— START MATERIAL SUPPLIED —
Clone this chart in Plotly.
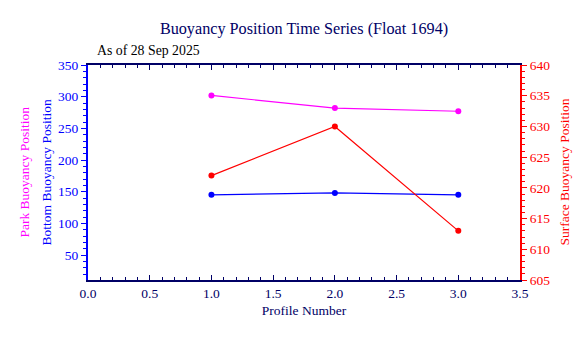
import plotly.graph_objects as go

profiles = [1, 2, 3]
park_pos = [302, 282, 277]
bottom_pos = [145, 148, 145]
surface_pos = [622, 630, 613]

title_text = "Buoyancy Position Time Series (Float 1694)"
date_text = "As of 28 Sep 2025"

NAVY = "#000066"
FONT = "Liberation Serif"
TS = 13.5

fig = go.Figure()
fig.add_trace(go.Scatter(x=profiles, y=park_pos, mode="lines+markers",
                         line=dict(color="#ff00ff", width=1.2),
                         marker=dict(color="#ff00ff", size=6), yaxis="y"))
fig.add_trace(go.Scatter(x=profiles, y=bottom_pos, mode="lines+markers",
                         line=dict(color="#0000ff", width=1.2),
                         marker=dict(color="#0000ff", size=6), yaxis="y"))
fig.add_trace(go.Scatter(x=profiles, y=surface_pos, mode="lines+markers",
                         line=dict(color="#ff0000", width=1.2),
                         marker=dict(color="#ff0000", size=6), yaxis="y2"))

fig.update_layout(
    width=588, height=338,
    margin=dict(l=88, r=68, t=65, b=58),
    paper_bgcolor="white", plot_bgcolor="white",
    showlegend=False,
    font=dict(family=FONT, size=TS, color=NAVY),
    title=dict(text=title_text, x=(88 + 520) / 2 / 588, xanchor="center",
               y=1 - 28 / 338, yanchor="middle",
               font=dict(family=FONT, size=16.2, color=NAVY)),
    xaxis=dict(range=[0, 3.5], dtick=0.5, tick0=0, tickformat=".1f",
               showgrid=False, zeroline=False,
               showline=True, linecolor=NAVY, linewidth=2, mirror="ticks",
               ticks="inside", ticklen=5, tickcolor=NAVY, tickwidth=1,
               minor=dict(dtick=0.1, ticks="inside", ticklen=3, tickcolor=NAVY),
               tickfont=dict(family=FONT, size=TS, color=NAVY),
               title=dict(text="Profile Number", standoff=5,
                          font=dict(family=FONT, size=TS, color=NAVY))),
    yaxis=dict(range=[10.6, 350], dtick=50, tick0=0,
               showgrid=False, zeroline=False,
               showline=True, linecolor="#0000ff", linewidth=2,
               ticks="outside", ticklen=5, tickcolor="#0000ff", tickwidth=1,
               minor=dict(dtick=10, ticks="outside", ticklen=3, tickcolor="#0000ff"),
               tickfont=dict(family=FONT, size=TS, color="#0000ff")),
    yaxis2=dict(range=[605, 640], dtick=5, tick0=0, overlaying="y", side="right",
                showgrid=False, zeroline=False,
                showline=True, linecolor="#ff0000", linewidth=2,
                ticks="outside", ticklen=5, tickcolor="#ff0000", tickwidth=1,
                minor=dict(dtick=1, ticks="outside", ticklen=3, tickcolor="#ff0000"),
                tickfont=dict(family=FONT, size=TS, color="#ff0000")),
    annotations=[
        dict(text=date_text, xref="paper", yref="paper", x=(95 - 88) / 432, y=1 + (65 - 50) / 215,
             xanchor="left", yanchor="middle", showarrow=False,
             font=dict(family=FONT, size=13.8, color="black")),
        dict(text="Park Buoyancy Position", xref="paper", yref="paper",
             x=-(88 - 24) / 432, y=0.5, textangle=-90, showarrow=False,
             xanchor="center", yanchor="middle",
             font=dict(family=FONT, size=TS, color="#ff00ff")),
        dict(text="Bottom Buoyancy Position", xref="paper", yref="paper",
             x=-(88 - 46) / 432, y=0.5, textangle=-90, showarrow=False,
             xanchor="center", yanchor="middle",
             font=dict(family=FONT, size=TS, color="#0000ff")),
        dict(text="Surface Buoyancy Position", xref="paper", yref="paper",
             x=1 + (564 - 520) / 432, y=0.5, textangle=-90, showarrow=False,
             xanchor="center", yanchor="middle",
             font=dict(family=FONT, size=TS, color="#ff0000")),
    ],
)

fig.write_html("out.html")
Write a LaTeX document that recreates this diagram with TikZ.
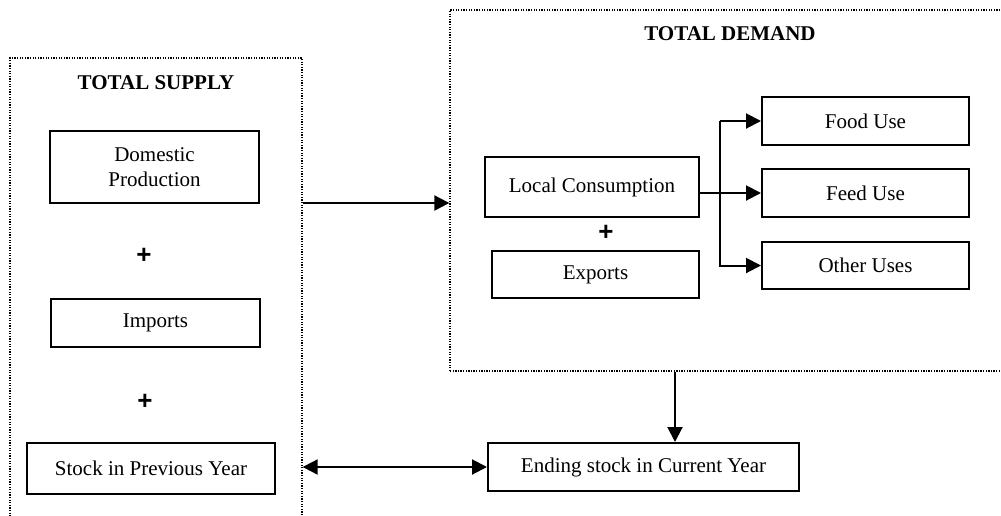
\documentclass[tikz,border=0pt]{standalone}
\usepackage{fontspec}
\setmainfont{Liberation Serif}
\newfontfamily\plusfont{Liberation Sans}
\usetikzlibrary{arrows.meta}
\begin{document}
\begin{tikzpicture}[x=1pt,y=-1pt,
  every node/.style={font=\fontsize{21}{25}\selectfont},
  box/.style={draw, line width=2pt, rectangle, inner sep=0pt, align=center},
  dotbox/.style={draw, line width=1.3pt, dash pattern=on 1.3pt off 1.3pt, rectangle, inner sep=0pt},
  title/.style={font=\fontsize{21}{25}\selectfont\bfseries},
  plus/.style={font=\fontsize{26}{30}\plusfont\bfseries},
  arr/.style={line width=2pt, line join=miter, -{Triangle[length=15pt,width=15pt]}},
  dblarr/.style={line width=2pt, {Triangle[length=15pt,width=15pt]}-{Triangle[length=15pt,width=15pt]}}
]
\useasboundingbox (0,0) rectangle (1001,515);
% dotted group boxes
\node[dotbox, minimum width=292pt, minimum height=472pt] (supplybox) at (156,294) {};
\node[dotbox, minimum width=560pt, minimum height=361pt] (demandbox) at (730,190.5) {};
\node[title] (supplytitle) at (156,83) {TOTAL SUPPLY};
\node[title] (demandtitle) at (730,34) {TOTAL DEMAND};
% supply side
\node[box, minimum width=209pt, minimum height=72pt] (dom) at (154.5,167) {Domestic\\Production};
\node[plus] (plus1) at (144,256) {+};
\node[box, minimum width=209pt, minimum height=48pt] (imp) at (155.5,323) {Imports};
\node[plus] (plus2) at (145,402) {+};
\node[box, minimum width=248pt, minimum height=51pt] (stock) at (151,468.5) {Stock in Previous Year};
% demand side
\node[box, minimum width=214pt, minimum height=60pt] (lc) at (592,187) {Local Consumption};
\node[plus] (plus3) at (606,233) {+};
\node[box, minimum width=207pt, minimum height=47pt] (exp) at (595.5,274.5) {Exports};
\node[box, minimum width=207pt, minimum height=48pt] (food) at (865.5,121) {Food Use};
\node[box, minimum width=207pt, minimum height=48pt] (feed) at (865.5,193) {Feed Use};
\node[box, minimum width=207pt, minimum height=47pt] (other) at (865.5,265.5) {Other Uses};
\node[box, minimum width=311pt, minimum height=48pt] (ending) at (643.5,467) {Ending stock in Current Year};
% connectors
\coordinate (sy) at (0,203);
\coordinate (dx) at (675,0);
\coordinate (br) at (720,0);
\draw[arr] (supplybox.east |- sy) -- (demandbox.west |- sy);
\draw[arr] (demandbox.south -| dx) -- (ending.north -| dx);
\draw[dblarr] (supplybox.east |- ending.west) -- (ending.west);
\draw[arr] (lc.east |- feed.west) -- (feed.west);
\draw[arr] (br |- food.west) -- (food.west);
\draw[arr] (br |- food.west) -- (br |- other.west) -- (other.west);
\end{tikzpicture}
\end{document}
— END MATERIAL SUPPLIED —
EXERCISE AIM: Copy all the lines of data exactly as they appear, dropping any images.

COMPLETE ANSWER:
Clone this chart in Plotly.
import plotly.graph_objects as go

profiles = [1, 2, 3]
park_pos = [302, 282, 277]
bottom_pos = [145, 148, 145]
surface_pos = [622, 630, 613]

title_text = "Buoyancy Position Time Series (Float 1694)"
date_text = "As of 28 Sep 2025"

NAVY = "#000066"
FONT = "Liberation Serif"
TS = 13.5

fig = go.Figure()
fig.add_trace(go.Scatter(x=profiles, y=park_pos, mode="lines+markers",
                         line=dict(color="#ff00ff", width=1.2),
                         marker=dict(color="#ff00ff", size=6), yaxis="y"))
fig.add_trace(go.Scatter(x=profiles, y=bottom_pos, mode="lines+markers",
                         line=dict(color="#0000ff", width=1.2),
                         marker=dict(color="#0000ff", size=6), yaxis="y"))
fig.add_trace(go.Scatter(x=profiles, y=surface_pos, mode="lines+markers",
                         line=dict(color="#ff0000", width=1.2),
                         marker=dict(color="#ff0000", size=6), yaxis="y2"))

fig.update_layout(
    width=588, height=338,
    margin=dict(l=88, r=68, t=65, b=58),
    paper_bgcolor="white", plot_bgcolor="white",
    showlegend=False,
    font=dict(family=FONT, size=TS, color=NAVY),
    title=dict(text=title_text, x=(88 + 520) / 2 / 588, xanchor="center",
               y=1 - 28 / 338, yanchor="middle",
               font=dict(family=FONT, size=16.2, color=NAVY)),
    xaxis=dict(range=[0, 3.5], dtick=0.5, tick0=0, tickformat=".1f",
               showgrid=False, zeroline=False,
               showline=True, linecolor=NAVY, linewidth=2, mirror="ticks",
               ticks="inside", ticklen=5, tickcolor=NAVY, tickwidth=1,
               minor=dict(dtick=0.1, ticks="inside", ticklen=3, tickcolor=NAVY),
               tickfont=dict(family=FONT, size=TS, color=NAVY),
               title=dict(text="Profile Number", standoff=5,
                          font=dict(family=FONT, size=TS, color=NAVY))),
    yaxis=dict(range=[10.6, 350], dtick=50, tick0=0,
               showgrid=False, zeroline=False,
               showline=True, linecolor="#0000ff", linewidth=2,
               ticks="outside", ticklen=5, tickcolor="#0000ff", tickwidth=1,
               minor=dict(dtick=10, ticks="outside", ticklen=3, tickcolor="#0000ff"),
               tickfont=dict(family=FONT, size=TS, color="#0000ff")),
    yaxis2=dict(range=[605, 640], dtick=5, tick0=0, overlaying="y", side="right",
                showgrid=False, zeroline=False,
                showline=True, linecolor="#ff0000", linewidth=2,
                ticks="outside", ticklen=5, tickcolor="#ff0000", tickwidth=1,
                minor=dict(dtick=1, ticks="outside", ticklen=3, tickcolor="#ff0000"),
                tickfont=dict(family=FONT, size=TS, color="#ff0000")),
    annotations=[
        dict(text=date_text, xref="paper", yref="paper", x=(95 - 88) / 432, y=1 + (65 - 50) / 215,
             xanchor="left", yanchor="middle", showarrow=False,
             font=dict(family=FONT, size=13.8, color="black")),
        dict(text="Park Buoyancy Position", xref="paper", yref="paper",
             x=-(88 - 24) / 432, y=0.5, textangle=-90, showarrow=False,
             xanchor="center", yanchor="middle",
             font=dict(family=FONT, size=TS, color="#ff00ff")),
        dict(text="Bottom Buoyancy Position", xref="paper", yref="paper",
             x=-(88 - 46) / 432, y=0.5, textangle=-90, showarrow=False,
             xanchor="center", yanchor="middle",
             font=dict(family=FONT, size=TS, color="#0000ff")),
        dict(text="Surface Buoyancy Position", xref="paper", yref="paper",
             x=1 + (564 - 520) / 432, y=0.5, textangle=-90, showarrow=False,
             xanchor="center", yanchor="middle",
             font=dict(family=FONT, size=TS, color="#ff0000")),
    ],
)

fig.write_html("out.html")
Write a LaTeX document that recreates this diagram with TikZ.
\documentclass[tikz,border=0pt]{standalone}
\usepackage{fontspec}
\setmainfont{Liberation Serif}
\newfontfamily\plusfont{Liberation Sans}
\usetikzlibrary{arrows.meta}
\begin{document}
\begin{tikzpicture}[x=1pt,y=-1pt,
  every node/.style={font=\fontsize{21}{25}\selectfont},
  box/.style={draw, line width=2pt, rectangle, inner sep=0pt, align=center},
  dotbox/.style={draw, line width=1.3pt, dash pattern=on 1.3pt off 1.3pt, rectangle, inner sep=0pt},
  title/.style={font=\fontsize{21}{25}\selectfont\bfseries},
  plus/.style={font=\fontsize{26}{30}\plusfont\bfseries},
  arr/.style={line width=2pt, line join=miter, -{Triangle[length=15pt,width=15pt]}},
  dblarr/.style={line width=2pt, {Triangle[length=15pt,width=15pt]}-{Triangle[length=15pt,width=15pt]}}
]
\useasboundingbox (0,0) rectangle (1001,515);
% dotted group boxes
\node[dotbox, minimum width=292pt, minimum height=472pt] (supplybox) at (156,294) {};
\node[dotbox, minimum width=560pt, minimum height=361pt] (demandbox) at (730,190.5) {};
\node[title] (supplytitle) at (156,83) {TOTAL SUPPLY};
\node[title] (demandtitle) at (730,34) {TOTAL DEMAND};
% supply side
\node[box, minimum width=209pt, minimum height=72pt] (dom) at (154.5,167) {Domestic\\Production};
\node[plus] (plus1) at (144,256) {+};
\node[box, minimum width=209pt, minimum height=48pt] (imp) at (155.5,323) {Imports};
\node[plus] (plus2) at (145,402) {+};
\node[box, minimum width=248pt, minimum height=51pt] (stock) at (151,468.5) {Stock in Previous Year};
% demand side
\node[box, minimum width=214pt, minimum height=60pt] (lc) at (592,187) {Local Consumption};
\node[plus] (plus3) at (606,233) {+};
\node[box, minimum width=207pt, minimum height=47pt] (exp) at (595.5,274.5) {Exports};
\node[box, minimum width=207pt, minimum height=48pt] (food) at (865.5,121) {Food Use};
\node[box, minimum width=207pt, minimum height=48pt] (feed) at (865.5,193) {Feed Use};
\node[box, minimum width=207pt, minimum height=47pt] (other) at (865.5,265.5) {Other Uses};
\node[box, minimum width=311pt, minimum height=48pt] (ending) at (643.5,467) {Ending stock in Current Year};
% connectors
\coordinate (sy) at (0,203);
\coordinate (dx) at (675,0);
\coordinate (br) at (720,0);
\draw[arr] (supplybox.east |- sy) -- (demandbox.west |- sy);
\draw[arr] (demandbox.south -| dx) -- (ending.north -| dx);
\draw[dblarr] (supplybox.east |- ending.west) -- (ending.west);
\draw[arr] (lc.east |- feed.west) -- (feed.west);
\draw[arr] (br |- food.west) -- (food.west);
\draw[arr] (br |- food.west) -- (br |- other.west) -- (other.west);
\end{tikzpicture}
\end{document}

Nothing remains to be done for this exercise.